## Task instructions
Return only the lines from the top of the data down to the one that holds "const classes = ['unrelated', 'discuss', 'agree', 'disagree'];", both included, without any pictures.

## Recorded data
# # # #
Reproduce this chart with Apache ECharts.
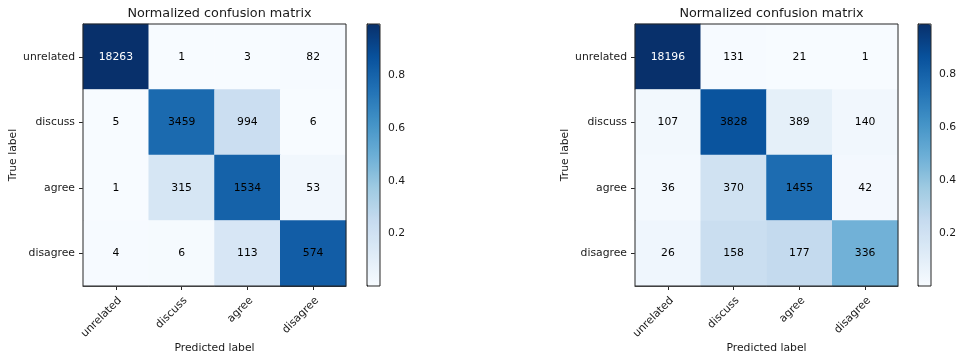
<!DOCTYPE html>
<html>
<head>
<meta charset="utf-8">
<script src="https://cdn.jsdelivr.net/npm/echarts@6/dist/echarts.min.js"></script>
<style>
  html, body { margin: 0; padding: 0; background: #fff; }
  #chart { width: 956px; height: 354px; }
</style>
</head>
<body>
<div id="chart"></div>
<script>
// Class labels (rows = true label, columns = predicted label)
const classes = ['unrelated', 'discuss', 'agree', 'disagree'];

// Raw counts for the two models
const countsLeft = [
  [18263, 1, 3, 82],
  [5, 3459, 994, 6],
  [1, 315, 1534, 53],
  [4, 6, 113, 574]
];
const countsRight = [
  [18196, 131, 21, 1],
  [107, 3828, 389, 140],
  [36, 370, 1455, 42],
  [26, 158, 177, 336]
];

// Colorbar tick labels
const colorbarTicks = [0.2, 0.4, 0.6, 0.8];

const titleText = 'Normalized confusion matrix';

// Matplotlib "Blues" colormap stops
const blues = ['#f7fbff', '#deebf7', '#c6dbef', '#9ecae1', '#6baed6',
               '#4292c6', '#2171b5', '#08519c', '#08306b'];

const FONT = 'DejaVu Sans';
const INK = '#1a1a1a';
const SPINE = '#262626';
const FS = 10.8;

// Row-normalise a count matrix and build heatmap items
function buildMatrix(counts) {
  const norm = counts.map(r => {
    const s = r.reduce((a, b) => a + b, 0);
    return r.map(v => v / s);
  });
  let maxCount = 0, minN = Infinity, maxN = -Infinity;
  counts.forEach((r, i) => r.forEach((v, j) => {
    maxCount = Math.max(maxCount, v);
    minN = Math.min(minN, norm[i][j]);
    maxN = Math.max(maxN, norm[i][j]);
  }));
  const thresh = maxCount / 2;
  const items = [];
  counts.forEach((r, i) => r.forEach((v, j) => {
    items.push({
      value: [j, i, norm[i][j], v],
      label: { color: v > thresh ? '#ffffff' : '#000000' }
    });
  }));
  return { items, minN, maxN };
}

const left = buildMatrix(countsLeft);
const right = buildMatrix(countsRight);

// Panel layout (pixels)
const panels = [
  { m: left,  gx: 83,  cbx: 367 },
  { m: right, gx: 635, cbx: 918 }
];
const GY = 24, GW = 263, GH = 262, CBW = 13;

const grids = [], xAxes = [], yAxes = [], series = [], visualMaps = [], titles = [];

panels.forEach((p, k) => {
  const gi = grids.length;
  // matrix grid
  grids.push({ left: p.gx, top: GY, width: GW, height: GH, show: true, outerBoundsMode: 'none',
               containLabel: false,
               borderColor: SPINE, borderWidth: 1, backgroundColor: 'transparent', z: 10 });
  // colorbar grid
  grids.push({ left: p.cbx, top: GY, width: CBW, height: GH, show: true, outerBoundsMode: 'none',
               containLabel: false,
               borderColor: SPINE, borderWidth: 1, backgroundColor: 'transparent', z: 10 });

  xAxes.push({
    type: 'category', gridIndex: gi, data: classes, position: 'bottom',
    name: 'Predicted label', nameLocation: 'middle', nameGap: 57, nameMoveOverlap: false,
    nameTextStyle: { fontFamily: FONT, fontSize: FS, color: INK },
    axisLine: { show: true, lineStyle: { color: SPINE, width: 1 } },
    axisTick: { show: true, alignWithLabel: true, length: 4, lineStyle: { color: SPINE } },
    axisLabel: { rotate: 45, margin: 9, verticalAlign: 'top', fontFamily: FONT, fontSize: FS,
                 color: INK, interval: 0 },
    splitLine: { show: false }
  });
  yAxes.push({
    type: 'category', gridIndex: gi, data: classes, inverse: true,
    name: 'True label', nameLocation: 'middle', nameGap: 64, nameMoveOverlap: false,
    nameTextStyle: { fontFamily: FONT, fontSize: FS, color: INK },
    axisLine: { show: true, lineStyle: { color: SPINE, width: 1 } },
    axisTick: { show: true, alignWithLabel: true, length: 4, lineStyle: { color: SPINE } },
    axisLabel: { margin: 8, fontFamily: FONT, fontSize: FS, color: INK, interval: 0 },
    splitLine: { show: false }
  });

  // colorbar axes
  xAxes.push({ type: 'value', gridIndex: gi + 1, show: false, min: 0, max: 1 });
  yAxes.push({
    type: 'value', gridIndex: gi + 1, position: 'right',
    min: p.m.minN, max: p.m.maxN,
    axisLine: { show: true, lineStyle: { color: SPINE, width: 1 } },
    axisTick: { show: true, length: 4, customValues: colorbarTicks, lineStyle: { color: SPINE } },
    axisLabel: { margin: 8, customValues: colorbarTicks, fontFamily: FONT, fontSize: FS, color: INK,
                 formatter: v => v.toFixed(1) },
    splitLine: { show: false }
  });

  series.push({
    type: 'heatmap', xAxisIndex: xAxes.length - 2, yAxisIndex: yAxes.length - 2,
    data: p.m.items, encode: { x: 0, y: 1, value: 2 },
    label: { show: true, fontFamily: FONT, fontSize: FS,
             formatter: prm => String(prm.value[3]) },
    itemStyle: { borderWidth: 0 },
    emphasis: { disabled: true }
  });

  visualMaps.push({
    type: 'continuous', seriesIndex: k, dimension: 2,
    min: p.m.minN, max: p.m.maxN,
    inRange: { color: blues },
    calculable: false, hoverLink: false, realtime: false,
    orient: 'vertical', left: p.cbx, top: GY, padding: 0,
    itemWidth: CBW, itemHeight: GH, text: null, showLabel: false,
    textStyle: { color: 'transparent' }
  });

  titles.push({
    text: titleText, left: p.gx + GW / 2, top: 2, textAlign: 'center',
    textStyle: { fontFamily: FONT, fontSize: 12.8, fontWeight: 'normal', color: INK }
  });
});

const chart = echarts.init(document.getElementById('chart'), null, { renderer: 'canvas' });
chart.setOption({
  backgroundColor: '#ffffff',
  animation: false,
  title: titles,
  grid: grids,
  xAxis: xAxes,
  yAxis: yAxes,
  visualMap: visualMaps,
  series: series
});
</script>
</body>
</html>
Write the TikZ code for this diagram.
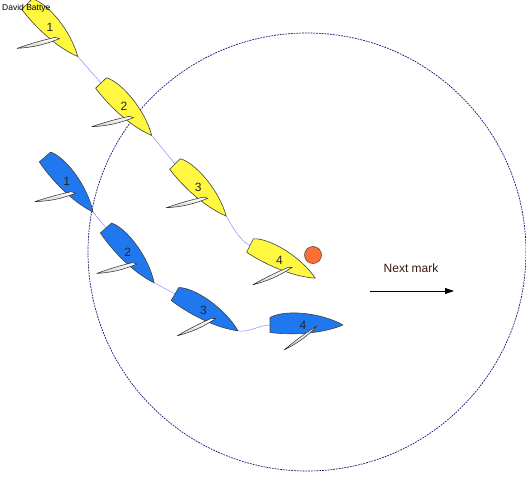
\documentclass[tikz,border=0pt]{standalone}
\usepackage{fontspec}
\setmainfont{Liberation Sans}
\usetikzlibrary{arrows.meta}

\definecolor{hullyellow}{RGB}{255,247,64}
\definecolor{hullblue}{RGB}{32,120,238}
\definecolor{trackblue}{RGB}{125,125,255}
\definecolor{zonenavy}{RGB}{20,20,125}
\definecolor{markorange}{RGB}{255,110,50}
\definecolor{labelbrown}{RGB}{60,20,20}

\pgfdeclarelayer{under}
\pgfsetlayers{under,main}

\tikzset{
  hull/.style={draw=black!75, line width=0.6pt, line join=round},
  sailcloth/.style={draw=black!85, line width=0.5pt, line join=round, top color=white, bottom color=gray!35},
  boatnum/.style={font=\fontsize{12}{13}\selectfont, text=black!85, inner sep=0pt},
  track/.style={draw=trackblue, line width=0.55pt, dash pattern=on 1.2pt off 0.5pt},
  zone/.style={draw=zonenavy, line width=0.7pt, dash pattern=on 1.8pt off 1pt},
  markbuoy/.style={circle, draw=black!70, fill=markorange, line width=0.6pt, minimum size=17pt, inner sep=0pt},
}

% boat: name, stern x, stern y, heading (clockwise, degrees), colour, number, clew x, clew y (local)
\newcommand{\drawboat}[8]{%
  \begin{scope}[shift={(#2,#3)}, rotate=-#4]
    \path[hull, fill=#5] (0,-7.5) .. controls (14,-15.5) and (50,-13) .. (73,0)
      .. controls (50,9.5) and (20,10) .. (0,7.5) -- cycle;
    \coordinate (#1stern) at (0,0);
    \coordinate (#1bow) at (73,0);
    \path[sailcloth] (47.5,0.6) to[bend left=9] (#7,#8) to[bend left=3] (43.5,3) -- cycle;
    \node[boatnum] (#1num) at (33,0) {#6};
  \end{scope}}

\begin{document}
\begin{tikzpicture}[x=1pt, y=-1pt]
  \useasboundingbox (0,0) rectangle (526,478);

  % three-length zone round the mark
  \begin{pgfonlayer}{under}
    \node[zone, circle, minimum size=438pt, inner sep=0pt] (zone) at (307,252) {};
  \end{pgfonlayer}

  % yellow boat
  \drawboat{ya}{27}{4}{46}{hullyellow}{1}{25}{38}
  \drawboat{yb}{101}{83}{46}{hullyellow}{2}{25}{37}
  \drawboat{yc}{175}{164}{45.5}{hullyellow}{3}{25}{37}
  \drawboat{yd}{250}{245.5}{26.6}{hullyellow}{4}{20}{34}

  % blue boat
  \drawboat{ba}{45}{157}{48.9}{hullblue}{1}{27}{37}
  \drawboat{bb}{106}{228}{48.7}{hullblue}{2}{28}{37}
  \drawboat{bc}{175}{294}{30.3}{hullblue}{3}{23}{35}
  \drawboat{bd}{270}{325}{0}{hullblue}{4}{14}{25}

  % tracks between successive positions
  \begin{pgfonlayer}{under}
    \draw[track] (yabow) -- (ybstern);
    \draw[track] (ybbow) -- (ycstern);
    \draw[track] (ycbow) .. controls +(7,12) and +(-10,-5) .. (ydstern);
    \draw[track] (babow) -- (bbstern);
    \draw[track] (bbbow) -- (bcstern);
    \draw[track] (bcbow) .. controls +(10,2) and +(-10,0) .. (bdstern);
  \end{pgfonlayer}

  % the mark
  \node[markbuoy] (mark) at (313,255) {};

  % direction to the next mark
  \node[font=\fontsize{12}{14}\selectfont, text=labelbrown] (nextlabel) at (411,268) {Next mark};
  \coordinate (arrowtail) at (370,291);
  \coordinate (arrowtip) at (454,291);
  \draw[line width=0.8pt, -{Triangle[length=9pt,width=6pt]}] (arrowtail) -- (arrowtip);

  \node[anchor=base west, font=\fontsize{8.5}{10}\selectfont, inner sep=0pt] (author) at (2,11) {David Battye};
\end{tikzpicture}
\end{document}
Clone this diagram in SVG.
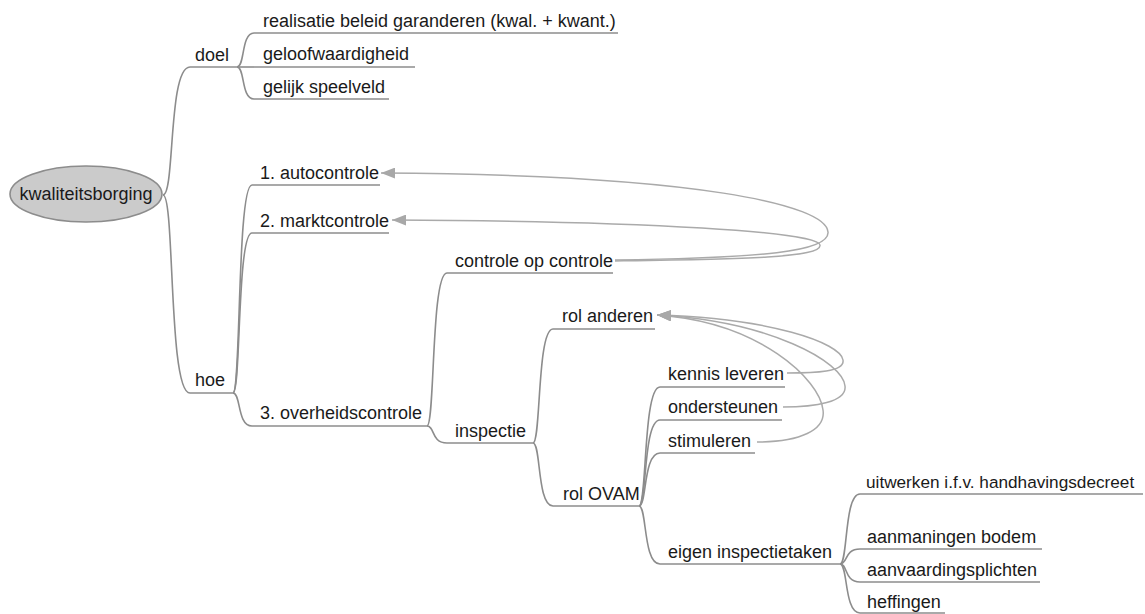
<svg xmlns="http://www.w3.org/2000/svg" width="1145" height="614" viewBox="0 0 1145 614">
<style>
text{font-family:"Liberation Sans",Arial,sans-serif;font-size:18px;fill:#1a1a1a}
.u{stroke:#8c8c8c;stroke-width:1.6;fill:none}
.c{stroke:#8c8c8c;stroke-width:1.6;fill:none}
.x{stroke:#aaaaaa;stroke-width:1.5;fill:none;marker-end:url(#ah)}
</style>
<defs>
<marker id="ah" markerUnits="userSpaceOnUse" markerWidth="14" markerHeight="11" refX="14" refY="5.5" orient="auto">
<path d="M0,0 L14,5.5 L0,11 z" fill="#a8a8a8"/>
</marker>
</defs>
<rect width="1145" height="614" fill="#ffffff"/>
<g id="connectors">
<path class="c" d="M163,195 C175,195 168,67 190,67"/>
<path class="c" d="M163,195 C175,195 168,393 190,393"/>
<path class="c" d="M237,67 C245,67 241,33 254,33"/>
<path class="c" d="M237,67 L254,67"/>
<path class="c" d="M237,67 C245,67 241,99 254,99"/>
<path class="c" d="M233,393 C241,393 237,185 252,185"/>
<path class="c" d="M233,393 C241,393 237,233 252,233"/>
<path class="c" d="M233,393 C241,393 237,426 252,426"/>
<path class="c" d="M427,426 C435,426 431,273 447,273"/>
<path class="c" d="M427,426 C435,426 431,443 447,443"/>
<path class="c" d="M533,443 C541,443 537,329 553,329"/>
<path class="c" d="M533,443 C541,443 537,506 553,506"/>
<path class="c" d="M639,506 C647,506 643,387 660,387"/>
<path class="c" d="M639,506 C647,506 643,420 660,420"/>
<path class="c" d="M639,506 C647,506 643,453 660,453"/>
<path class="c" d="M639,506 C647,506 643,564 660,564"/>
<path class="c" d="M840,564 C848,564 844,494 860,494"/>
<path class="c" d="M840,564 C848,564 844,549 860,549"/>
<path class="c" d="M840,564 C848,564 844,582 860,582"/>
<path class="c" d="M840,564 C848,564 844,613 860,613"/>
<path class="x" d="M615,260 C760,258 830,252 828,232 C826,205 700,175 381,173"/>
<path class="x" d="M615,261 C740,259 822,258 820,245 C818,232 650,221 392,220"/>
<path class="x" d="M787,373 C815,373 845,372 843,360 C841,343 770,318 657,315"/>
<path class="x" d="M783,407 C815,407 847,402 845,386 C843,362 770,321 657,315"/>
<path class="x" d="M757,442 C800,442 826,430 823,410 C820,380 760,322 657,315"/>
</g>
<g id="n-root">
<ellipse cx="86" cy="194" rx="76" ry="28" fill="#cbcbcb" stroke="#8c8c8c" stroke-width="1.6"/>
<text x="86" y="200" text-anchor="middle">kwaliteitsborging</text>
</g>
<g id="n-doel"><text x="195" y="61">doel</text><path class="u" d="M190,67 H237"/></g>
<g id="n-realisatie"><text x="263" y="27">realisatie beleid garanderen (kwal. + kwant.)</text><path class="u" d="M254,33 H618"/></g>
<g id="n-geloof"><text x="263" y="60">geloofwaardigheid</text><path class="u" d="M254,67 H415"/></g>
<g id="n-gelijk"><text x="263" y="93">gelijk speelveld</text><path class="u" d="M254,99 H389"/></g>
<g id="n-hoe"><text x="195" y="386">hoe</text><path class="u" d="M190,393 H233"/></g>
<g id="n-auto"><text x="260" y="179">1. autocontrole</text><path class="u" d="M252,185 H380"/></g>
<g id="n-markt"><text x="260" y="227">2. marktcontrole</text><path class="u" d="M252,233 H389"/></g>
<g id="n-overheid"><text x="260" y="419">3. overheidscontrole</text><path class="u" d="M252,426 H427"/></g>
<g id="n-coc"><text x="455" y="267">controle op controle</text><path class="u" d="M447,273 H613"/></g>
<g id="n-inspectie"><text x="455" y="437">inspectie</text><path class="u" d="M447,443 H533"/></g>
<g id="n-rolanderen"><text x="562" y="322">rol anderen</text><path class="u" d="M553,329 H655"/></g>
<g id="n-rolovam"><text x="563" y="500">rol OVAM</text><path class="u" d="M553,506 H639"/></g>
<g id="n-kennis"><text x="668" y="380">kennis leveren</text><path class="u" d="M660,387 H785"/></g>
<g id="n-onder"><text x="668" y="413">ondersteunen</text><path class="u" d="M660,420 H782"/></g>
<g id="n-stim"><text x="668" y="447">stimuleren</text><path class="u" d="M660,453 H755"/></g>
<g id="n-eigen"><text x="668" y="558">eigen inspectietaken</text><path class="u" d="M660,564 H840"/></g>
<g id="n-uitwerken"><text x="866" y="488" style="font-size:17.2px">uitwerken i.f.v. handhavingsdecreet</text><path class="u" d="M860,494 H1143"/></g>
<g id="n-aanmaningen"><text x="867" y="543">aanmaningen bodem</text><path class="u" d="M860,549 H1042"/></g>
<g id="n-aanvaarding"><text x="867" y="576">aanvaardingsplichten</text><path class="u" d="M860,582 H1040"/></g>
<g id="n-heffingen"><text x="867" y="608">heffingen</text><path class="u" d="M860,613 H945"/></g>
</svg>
# # # #
## Reply to the task
Reproduce this chart with Apache ECharts.
<!DOCTYPE html>
<html>
<head>
<meta charset="utf-8">
<script src="https://cdn.jsdelivr.net/npm/echarts@6/dist/echarts.min.js"></script>
<style>
  html, body { margin: 0; padding: 0; background: #fff; }
  #chart { width: 956px; height: 354px; }
</style>
</head>
<body>
<div id="chart"></div>
<script>
// Class labels (rows = true label, columns = predicted label)
const classes = ['unrelated', 'discuss', 'agree', 'disagree'];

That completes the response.